- _WHAT YOU NEED TO DO_: Retype the listing below line for line, but only from the line with "What matplotlib code" down to the line with "focus_labels = ['Foco", inclusive. Pictures stay out.
= = = = = = =
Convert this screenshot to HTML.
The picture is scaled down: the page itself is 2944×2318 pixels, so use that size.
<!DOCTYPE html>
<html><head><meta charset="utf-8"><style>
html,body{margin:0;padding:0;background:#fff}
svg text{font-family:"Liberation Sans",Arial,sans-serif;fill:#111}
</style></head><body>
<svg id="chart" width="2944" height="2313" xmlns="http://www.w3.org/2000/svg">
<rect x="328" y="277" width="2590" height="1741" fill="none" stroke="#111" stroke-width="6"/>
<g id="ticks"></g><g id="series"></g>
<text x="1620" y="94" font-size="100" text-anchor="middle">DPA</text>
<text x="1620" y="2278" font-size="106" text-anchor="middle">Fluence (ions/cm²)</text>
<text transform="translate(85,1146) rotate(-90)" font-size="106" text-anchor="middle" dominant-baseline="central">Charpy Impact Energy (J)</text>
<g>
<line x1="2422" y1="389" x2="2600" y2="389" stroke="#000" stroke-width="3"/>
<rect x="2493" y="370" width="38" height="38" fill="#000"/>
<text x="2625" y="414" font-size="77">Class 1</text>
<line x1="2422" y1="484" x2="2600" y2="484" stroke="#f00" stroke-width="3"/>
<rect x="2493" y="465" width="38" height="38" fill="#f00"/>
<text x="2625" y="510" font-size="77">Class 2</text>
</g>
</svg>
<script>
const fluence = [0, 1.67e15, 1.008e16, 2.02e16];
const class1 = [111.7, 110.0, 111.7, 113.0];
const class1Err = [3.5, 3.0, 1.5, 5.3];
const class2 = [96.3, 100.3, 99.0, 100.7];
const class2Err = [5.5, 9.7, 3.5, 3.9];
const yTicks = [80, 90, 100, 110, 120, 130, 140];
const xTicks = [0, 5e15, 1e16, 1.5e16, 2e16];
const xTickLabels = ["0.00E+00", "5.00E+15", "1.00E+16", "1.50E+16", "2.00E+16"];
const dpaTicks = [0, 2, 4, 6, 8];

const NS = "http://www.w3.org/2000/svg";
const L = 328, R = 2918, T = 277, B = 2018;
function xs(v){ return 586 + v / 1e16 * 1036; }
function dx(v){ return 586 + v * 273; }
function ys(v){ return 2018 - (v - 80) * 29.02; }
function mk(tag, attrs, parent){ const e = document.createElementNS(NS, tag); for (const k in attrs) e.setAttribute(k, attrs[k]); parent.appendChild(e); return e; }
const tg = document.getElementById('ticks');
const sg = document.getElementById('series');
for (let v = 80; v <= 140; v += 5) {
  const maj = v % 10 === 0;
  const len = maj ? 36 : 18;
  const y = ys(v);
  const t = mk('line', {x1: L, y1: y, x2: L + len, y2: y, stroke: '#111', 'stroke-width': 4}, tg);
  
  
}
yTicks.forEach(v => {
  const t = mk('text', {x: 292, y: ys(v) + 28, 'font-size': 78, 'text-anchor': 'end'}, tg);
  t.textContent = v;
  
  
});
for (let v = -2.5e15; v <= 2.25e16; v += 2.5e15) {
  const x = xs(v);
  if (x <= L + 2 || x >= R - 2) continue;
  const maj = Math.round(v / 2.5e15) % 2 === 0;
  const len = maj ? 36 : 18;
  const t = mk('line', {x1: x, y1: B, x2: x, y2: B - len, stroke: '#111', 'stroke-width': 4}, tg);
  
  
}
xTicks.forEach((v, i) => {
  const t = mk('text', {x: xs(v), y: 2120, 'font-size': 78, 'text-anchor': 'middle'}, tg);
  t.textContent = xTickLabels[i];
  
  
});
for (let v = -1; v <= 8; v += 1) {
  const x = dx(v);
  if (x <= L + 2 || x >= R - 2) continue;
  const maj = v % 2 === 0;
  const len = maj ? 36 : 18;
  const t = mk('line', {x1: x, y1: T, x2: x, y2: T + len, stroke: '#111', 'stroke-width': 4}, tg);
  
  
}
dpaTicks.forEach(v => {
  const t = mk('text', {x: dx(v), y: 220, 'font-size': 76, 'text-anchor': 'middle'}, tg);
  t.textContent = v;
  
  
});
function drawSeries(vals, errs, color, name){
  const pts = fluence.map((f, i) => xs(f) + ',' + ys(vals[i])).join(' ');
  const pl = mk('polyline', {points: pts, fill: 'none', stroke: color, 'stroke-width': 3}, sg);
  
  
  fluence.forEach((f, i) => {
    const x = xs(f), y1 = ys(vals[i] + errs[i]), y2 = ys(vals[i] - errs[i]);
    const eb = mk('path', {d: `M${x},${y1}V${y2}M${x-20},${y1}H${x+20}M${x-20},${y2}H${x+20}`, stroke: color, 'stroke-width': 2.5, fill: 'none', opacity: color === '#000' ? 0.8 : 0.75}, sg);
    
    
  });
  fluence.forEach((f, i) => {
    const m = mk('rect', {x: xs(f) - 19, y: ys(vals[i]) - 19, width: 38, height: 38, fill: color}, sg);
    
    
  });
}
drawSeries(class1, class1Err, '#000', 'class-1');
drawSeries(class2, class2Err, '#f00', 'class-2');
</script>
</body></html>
= = = = = = =
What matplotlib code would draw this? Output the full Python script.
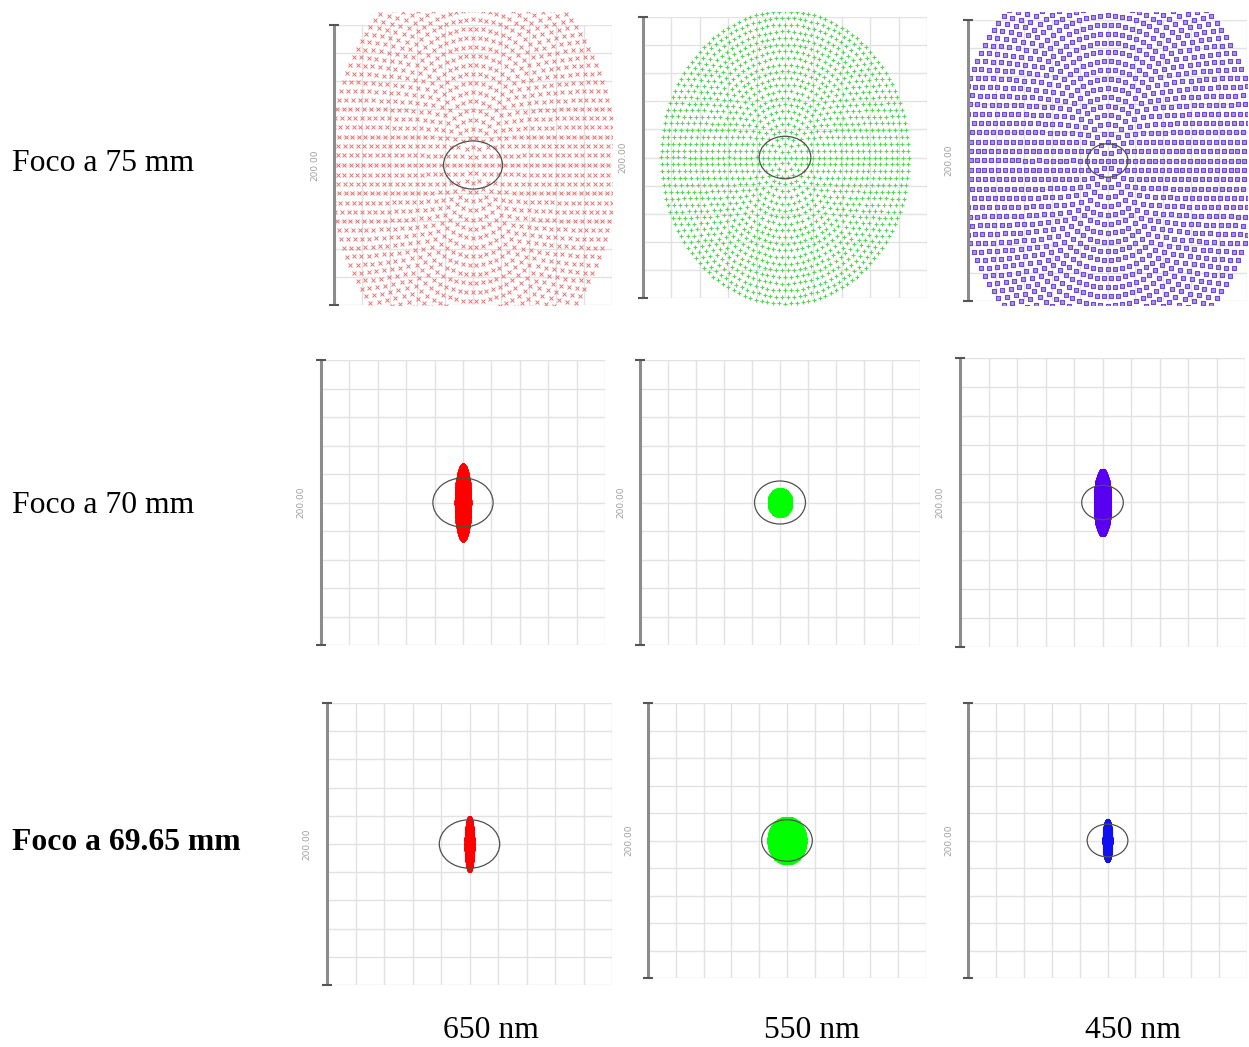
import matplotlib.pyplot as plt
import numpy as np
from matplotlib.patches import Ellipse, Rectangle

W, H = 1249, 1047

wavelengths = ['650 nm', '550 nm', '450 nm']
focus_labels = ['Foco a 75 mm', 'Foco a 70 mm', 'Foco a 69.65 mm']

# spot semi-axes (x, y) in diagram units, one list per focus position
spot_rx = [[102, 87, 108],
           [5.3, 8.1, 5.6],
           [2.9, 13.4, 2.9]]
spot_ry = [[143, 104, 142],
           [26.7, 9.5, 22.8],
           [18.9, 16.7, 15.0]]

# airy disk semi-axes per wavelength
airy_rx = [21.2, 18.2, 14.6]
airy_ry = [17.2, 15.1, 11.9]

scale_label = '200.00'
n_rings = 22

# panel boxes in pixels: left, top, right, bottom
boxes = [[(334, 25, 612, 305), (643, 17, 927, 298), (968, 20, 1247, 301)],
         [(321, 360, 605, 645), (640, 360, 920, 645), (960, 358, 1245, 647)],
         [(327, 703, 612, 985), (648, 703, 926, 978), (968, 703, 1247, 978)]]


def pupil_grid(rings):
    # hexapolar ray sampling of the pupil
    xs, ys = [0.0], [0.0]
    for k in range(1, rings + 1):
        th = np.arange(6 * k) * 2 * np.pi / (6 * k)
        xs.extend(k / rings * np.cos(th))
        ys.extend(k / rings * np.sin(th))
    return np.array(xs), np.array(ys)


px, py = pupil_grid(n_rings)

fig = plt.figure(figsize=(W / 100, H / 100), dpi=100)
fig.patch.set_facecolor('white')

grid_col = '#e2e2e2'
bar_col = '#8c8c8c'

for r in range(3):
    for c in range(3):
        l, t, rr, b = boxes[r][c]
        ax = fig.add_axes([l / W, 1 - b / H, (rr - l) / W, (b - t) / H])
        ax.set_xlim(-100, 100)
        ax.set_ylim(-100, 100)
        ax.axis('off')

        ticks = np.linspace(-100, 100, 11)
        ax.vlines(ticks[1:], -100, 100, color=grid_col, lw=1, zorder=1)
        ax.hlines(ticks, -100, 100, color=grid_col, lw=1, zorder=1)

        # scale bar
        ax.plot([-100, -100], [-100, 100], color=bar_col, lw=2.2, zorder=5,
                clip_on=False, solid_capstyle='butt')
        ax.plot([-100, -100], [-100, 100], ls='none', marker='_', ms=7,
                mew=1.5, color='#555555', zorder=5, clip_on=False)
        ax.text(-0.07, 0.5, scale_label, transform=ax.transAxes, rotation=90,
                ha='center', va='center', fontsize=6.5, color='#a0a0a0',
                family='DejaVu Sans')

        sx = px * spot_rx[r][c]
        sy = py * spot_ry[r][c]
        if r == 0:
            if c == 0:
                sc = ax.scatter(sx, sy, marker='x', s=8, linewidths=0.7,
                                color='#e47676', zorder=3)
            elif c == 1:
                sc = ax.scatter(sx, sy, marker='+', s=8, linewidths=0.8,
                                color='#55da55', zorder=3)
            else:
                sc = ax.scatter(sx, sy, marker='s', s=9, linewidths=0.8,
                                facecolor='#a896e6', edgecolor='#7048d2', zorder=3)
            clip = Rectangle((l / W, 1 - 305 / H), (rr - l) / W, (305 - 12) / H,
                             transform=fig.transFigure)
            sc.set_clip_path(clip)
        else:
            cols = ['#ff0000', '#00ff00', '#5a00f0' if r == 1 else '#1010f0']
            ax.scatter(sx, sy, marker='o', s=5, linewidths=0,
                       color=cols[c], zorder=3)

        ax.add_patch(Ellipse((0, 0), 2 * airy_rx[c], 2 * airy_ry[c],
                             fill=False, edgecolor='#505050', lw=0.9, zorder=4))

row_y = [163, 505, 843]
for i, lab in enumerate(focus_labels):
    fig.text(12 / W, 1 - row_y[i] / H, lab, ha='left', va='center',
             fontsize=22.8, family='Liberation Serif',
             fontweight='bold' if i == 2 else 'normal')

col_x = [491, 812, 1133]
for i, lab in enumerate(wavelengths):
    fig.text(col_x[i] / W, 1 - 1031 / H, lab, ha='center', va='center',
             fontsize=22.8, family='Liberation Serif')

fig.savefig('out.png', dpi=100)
= = = = = = =
- _OUTPUT OF THE TASK_:
What matplotlib code would draw this? Output the full Python script.
import matplotlib.pyplot as plt
import numpy as np
from matplotlib.patches import Ellipse, Rectangle

W, H = 1249, 1047

wavelengths = ['650 nm', '550 nm', '450 nm']
focus_labels = ['Foco a 75 mm', 'Foco a 70 mm', 'Foco a 69.65 mm']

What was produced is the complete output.